Aside, that is, from the ride quality. This generation of Outback has revised springs and dampers as well as new mounting points in an effort to soften the too-bumpy ride quality that we criticised so much the last time we drove one. It has worked, but it hasn't worked quite enough. The suspension is rigorously well damped, which means that it recovers from bumps quickly and smoothly, and there's no outright harshness to the suspension. But it is still a bit too stiff, especially on badly laid Irish tarmac.
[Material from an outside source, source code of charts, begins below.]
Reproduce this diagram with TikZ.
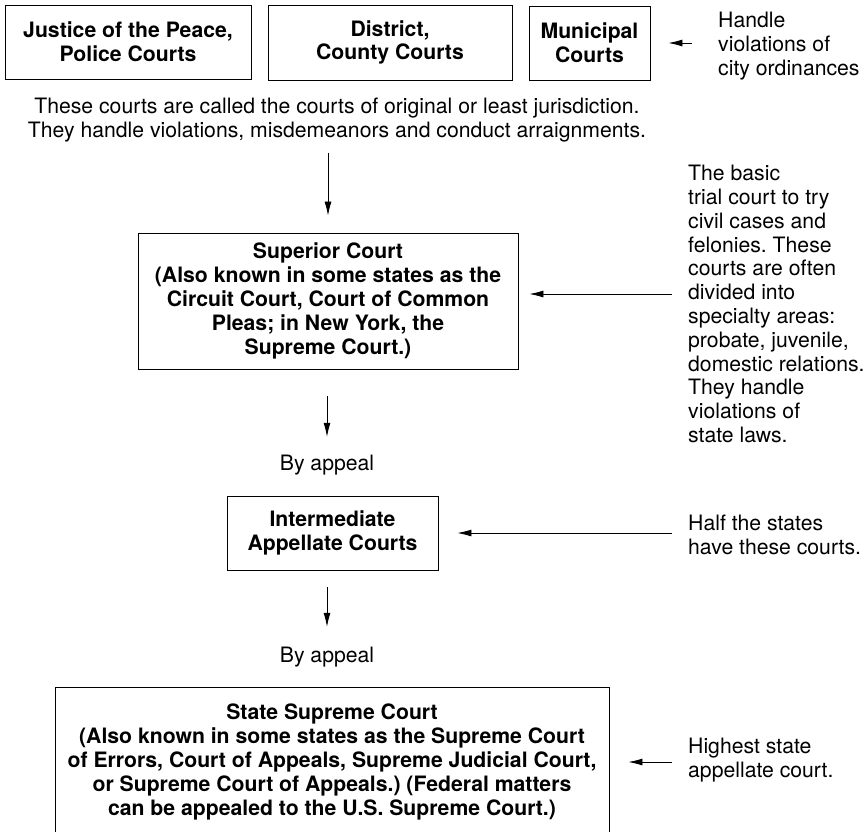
\documentclass[tikz,border=0pt]{standalone}
\usepackage{fontspec}
\setmainfont{TeX Gyre Heros}
\usetikzlibrary{arrows.meta,positioning}
\frenchspacing
\tikzset{
  court/.style={draw,line width=0.9pt,align=center,font=\bfseries\fontsize{21.2}{23.8}\selectfont,inner sep=0pt},
  note/.style={align=left,anchor=west,font=\fontsize{21.2}{23.8}\selectfont,inner sep=0pt},
  arr/.style={-{Latex[length=14pt,width=7pt]},line width=0.8pt}
}

\begin{document}
\begin{tikzpicture}[x=1pt,y=-1pt,
 lab/.style={font=\fontsize{21.2}{23.8}\selectfont,inner sep=0pt}]
\useasboundingbox (0,0) rectangle (865,831);
\node[court,minimum width=246,minimum height=74] (jp) at (128,42) {Justice of the Peace,\\Police Courts};
\node[court,minimum width=244,minimum height=75] (dc) at (390,42.5) {District,\\County Courts};
\node[court,minimum width=121,minimum height=74] (mc) at (589.5,43) {Municipal\\Courts};
\node[note] (hn) at (718,46) {Handle\\violations of\\city ordinances};
\node[lab,align=center] (cap) at (337,120) {These courts are called the courts of original or least jurisdiction.\\They handle violations, misdemeanors and conduct arraignments.};
\node[court,minimum width=380,minimum height=136] (sup) at (328,301) {Superior Court\\(Also known in some states as the\\Circuit Court, Court of Common\\Pleas; in New York, the\\Supreme Court.)};
\node[note] (sn) at (688,304) {The basic\\trial court to try\\civil cases and\\felonies. These\\courts are often\\divided into\\specialty areas:\\probate, juvenile,\\domestic relations.\\They handle\\violations of\\state laws.};
\node[lab] (ba1) at (327,465) {By appeal};
\node[court,minimum width=211,minimum height=74] (ia) at (332.5,533) {Intermediate\\Appellate Courts};
\node[note] (hs) at (688,535) {Half the states\\have these courts.};
\node[lab] (ba2) at (327,657) {By appeal};
\node[court,minimum width=554,minimum height=150] (ssc) at (332,762) {State Supreme Court\\(Also known in some states as the Supreme Court\\of Errors, Court of Appeals, Supreme Judicial Court,\\or Supreme Court of Appeals.) (Federal matters\\can be appealed to the U.S. Supreme Court.)};
\node[note] (hi) at (688,760) {Highest state\\appellate court.};
\coordinate (supin) at ([yshift=7pt]sup.east);
\draw[arr,shorten <=26pt,shorten >=18pt] (hn.west |- mc.east) -- (mc.east);
\draw[arr,shorten >=17pt] ([yshift=80pt]sup.north) -- (sup.north);
\draw[arr,shorten <=16pt,shorten >=11pt] (sn.west |- supin) -- (supin);
\draw[arr,shorten <=27pt,shorten >=18pt] (ba1.north |- sup.south) -- (ba1.north);
\draw[arr,shorten <=16pt,shorten >=19pt] (hs.west |- ia.east) -- (ia.east);
\draw[arr,shorten <=17pt,shorten >=20pt] (ba2.north |- ia.south) -- (ba2.north);
\draw[arr,shorten <=16pt,shorten >=19pt] (hi.west |- ssc.east) -- (ssc.east);
\end{tikzpicture}
\end{document}
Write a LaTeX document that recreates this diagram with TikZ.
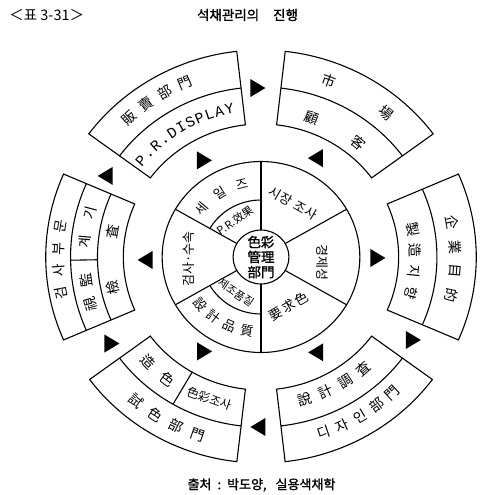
\documentclass[tikz,border=0pt]{standalone}
\usepackage{fontspec}
\usetikzlibrary{decorations.text}
\setmainfont{Noto Sans CJK KR}
\newfontfamily\cjk{Noto Sans CJK KR}
\newfontfamily\cjkb{Noto Sans CJK KR}[FakeBold=1.5]
\newfontfamily\monof{Liberation Mono}
\tikzset{
  lw/.style={line width=1.1pt},
  chr/.style={font=\cjk\fontsize{14}{14}\selectfont, inner sep=0pt},
  ringtxt/.style={font=\cjk\fontsize{13}{13}\selectfont, inner sep=0pt},
  smalltxt/.style={font=\cjk\fontsize{11}{11}\selectfont, inner sep=0pt},
  tri/.pic={\fill (-7.5,-9) -- (7.5,0) -- (-7.5,9) -- cycle;},
}
% #1 style, #2 name, #3 radius, #4 start angle, #5 step, #6 rotation offset, #7 characters
\newcommand\arcchars[7]{%
  \foreach \ch [count=\i from 0] in {#7} {%
    \pgfmathsetmacro\ang{#4+\i*(#5)}%
    \node[#1, rotate=\ang+(#6)] (#2\i) at (\ang:#3) {\ch};
  }}
\newcommand\blockshape[3]{%
  \draw[lw] (#1-23.5:#2) arc[start angle=#1-23.5, end angle=#1+23.5, radius=#2]
    -- (#1+23.5:#3) arc[start angle=#1+23.5, end angle=#1-23.5, radius=#3] -- cycle;}
\newcommand\bandarc[2]{%
  \draw[lw] (#1-23.5:#2) arc[start angle=#1-23.5, end angle=#1+23.5, radius=#2];}
\begin{document}
\begin{tikzpicture}[x=1pt,y=1pt,xscale=1.035]
\useasboundingbox (-252.17,-238) rectangle (216.43,257);

% ---- central ring ----
\draw[lw] (0,0) circle[radius=27];
\draw[lw] (0,0) circle[radius=95.5];
\foreach \a in {30,90,150,210,270,330} \draw[lw] (\a:27) -- (\a:95.5);
\draw[lw] (90:57) arc[start angle=90, end angle=150, radius=57];
\draw[lw] (210:57) arc[start angle=210, end angle=270, radius=57];

\node[font=\cjkb\fontsize{13.5}{15}\selectfont, align=center, inner sep=0pt] (core) at (0,0) {色彩\\管理\\部門};
\arcchars{ringtxt}{sales}{75}{140}{-18}{-90}{세,일,즈}
\node[smalltxt, rotate=34] (pr) at (124:44) {P.R.效果};
\node[ringtxt, rotate=-30] (mkt) at (60:62) {시\hspace{1pt}장\hspace{4pt}조\hspace{1pt}사};
\node[ringtxt, rotate=-90] (econ) at (-5:60) {경제성};
\node[ringtxt, rotate=30] (req) at (-61.5:56) {要\hspace{2pt}求\hspace{2pt}色};
\arcchars{ringtxt}{dq}{75}{219}{13.5}{90}{設,計,品,質}
\node[smalltxt, rotate=-34] (mq) at (236:43) {제조품질};
\node[ringtxt, rotate=90] (insp) at (181.5:70) {검사·수속};

% ---- outer blocks ----
\blockshape{120}{133}{207} \bandarc{120}{170}
\blockshape{60}{133}{207} \bandarc{60}{170}
\blockshape{0}{133}{208} \bandarc{0}{170}
\blockshape{300}{133}{206} \bandarc{300}{170}
\blockshape{240}{133}{206} \bandarc{240}{170}
\draw[lw] (240:133) -- (240:170);
\blockshape{180}{133}{208} \bandarc{180}{158} \bandarc{180}{184}
\draw[lw] (181:158) -- (181:184);

% block texts
\arcchars{chr}{sale}{189}{132.5}{-6.5}{-90}{販,賣,部,門}
\path[decorate, decoration={text along path, text align={fit to path},
  text={|\monof\fontsize{15}{15}\selectfont|P.R.DISPLAY}}]
  (142:146) arc[start angle=142, end angle=100, radius=146];
\node[chr, rotate=-20.3] (m1) at (69.7:188) {市};
\node[chr, rotate=-40] (m2) at (50:188) {場};
\node[chr, rotate=-19.5] (c1) at (70.5:148) {顧};
\node[chr, rotate=-39.5] (c2) at (50.5:148) {客};
\arcchars{chr}{goal}{188}{10.5}{-7.4}{-90}{企,業,目,的}
\arcchars{chr}{mfg}{149}{10.5}{-8.1}{-90}{製,造,지,향}
\arcchars{chr}{dsv}{149}{-73.4}{8.3}{90}{說,計,調,査}
\arcchars{chr}{dsn}{186}{-71}{6}{90}{디,자,인,部,門}
\node[chr, rotate=314] (z1) at (224:151) {造};
\node[chr, rotate=323.6] (z2) at (233.6:152) {色};
\node[font=\cjk\fontsize{12}{12}\selectfont, inner sep=0pt, rotate=-19.5] (cs) at (250.5:150) {色彩조사};
\arcchars{chr}{test}{188}{230}{7}{90}{試,色,部,門}
\arcchars{chr}{insd}{196}{190.5}{-6.5}{-90}{검,사,부,문}
\node[chr, rotate=106] (w1) at (196:171) {視};
\node[chr, rotate=98] (w2) at (188:171) {監};
\node[chr, rotate=85] (g1) at (175:171) {계};
\node[chr, rotate=75] (g2) at (165:171) {기};
\node[chr, rotate=102] (k1) at (192:146) {檢};
\node[chr, rotate=80] (k2) at (170:146) {査};

% ---- triangles ----
\pic at (91:169) {tri};
\pic at (119.5:111) {tri};
\pic at (-0.5:113) {tri};
\pic at (211:168) {tri};
\pic at (240:109) {tri};
\pic at (-29.4:169) {tri};
\pic[rotate=180] at (62:112) {tri};
\pic[rotate=180] at (151.7:171) {tri};
\pic[rotate=180] at (181.5:112) {tri};
\pic[rotate=180] at (269:170) {tri};
\pic[rotate=180] at (299:109) {tri};

% ---- titles ----
\node[font=\cjk\fontsize{14.5}{14.5}\selectfont, inner sep=0pt] (tag) at (-207,242) {＜표 3-31＞};
\node[font=\cjkb\fontsize{13.5}{13.5}\selectfont, inner sep=0pt] (title) at (-13,242) {석채관리의\hspace{14pt}진행};
\node[font=\cjkb\fontsize{13}{13}\selectfont, inner sep=0pt] (src) at (0.5,-228) {출처\hspace{6pt}:\hspace{6pt}박도양,\hspace{9pt}실용색채학};
\end{tikzpicture}
\end{document}
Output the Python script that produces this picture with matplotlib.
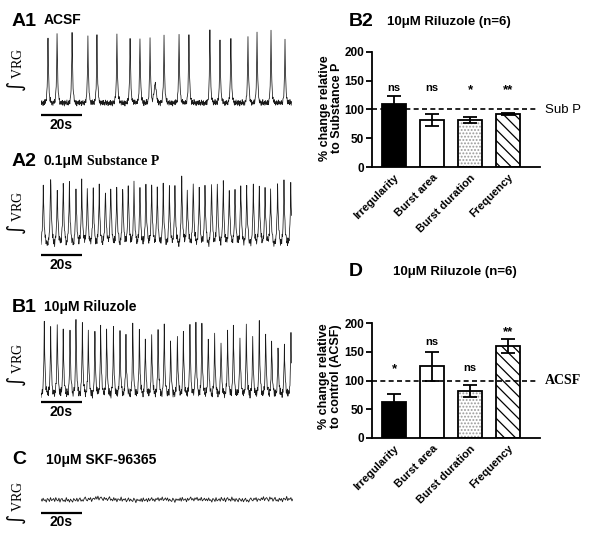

Of course, there's another layer to all of this and that's the Outback's off-road qualities. Whereas some jacked-up estate cars with four-wheel drive claim to be able to tackle rough ground, that kind of capability really is built into the Outback's genes. We only had the opportunity to test it on a short crossing of some dirt road, but the Outback's remarkable off-road traction and poise feel undimmed.
What you get for your Money:
There's no getting away from it - the Outback is too expensive. In this range-topping SE Premium trim with the Lineartronic CVT, it lists at €48,995, which makes it significantly more expensive than such rivals as Skoda's excellent Octavia Scout or the surprisingly pleasant Opel Insignia Country Tourer. It's actually even more expensive than an Audi A4 allroad quattro with the 150hp 2.0-litre TDI diesel and Multitronic CVT transmission.
Blame, if you're looking for a scapegoat, the strength of the Japanese Yen versus the weakness of the Euro. It means Subaru Ireland is backed into a rate-of-exchange corner when it comes to pricing. At least the Outback is, in this trim, fully loaded with kit - touchscreen satnav, heated leather seats, that Lineartronic CVT and the new EyeSight stereoscopic camera system - that scans the road ahead for potential dangers and can slam on the brakes for you if you don't take avoiding action in time.
There is also one saving grace on the price front and that's longevity. Subarus are traditionally built to last, and the company's reliability record is beyond impressive. Buy one of these now and you'll be passing it on to your grandkids.
There are really only a scant few reasons why you'd walk past any of the above rivals and slap your money down on an Outback. In strictly objective terms, it's a decent car utterly hamstrung by a price tag that's too far out of step. And yet. It's one of those cars that does work its way under your skin. It's tough and rugged, but also comfy and practical. More handsome than it was before too, and you just know it will last as long as you want it to and still be working perfectly on the day you decide to sell it. It's a very hard car to make a sensible case for buying, and yet I find myself actually wanting to.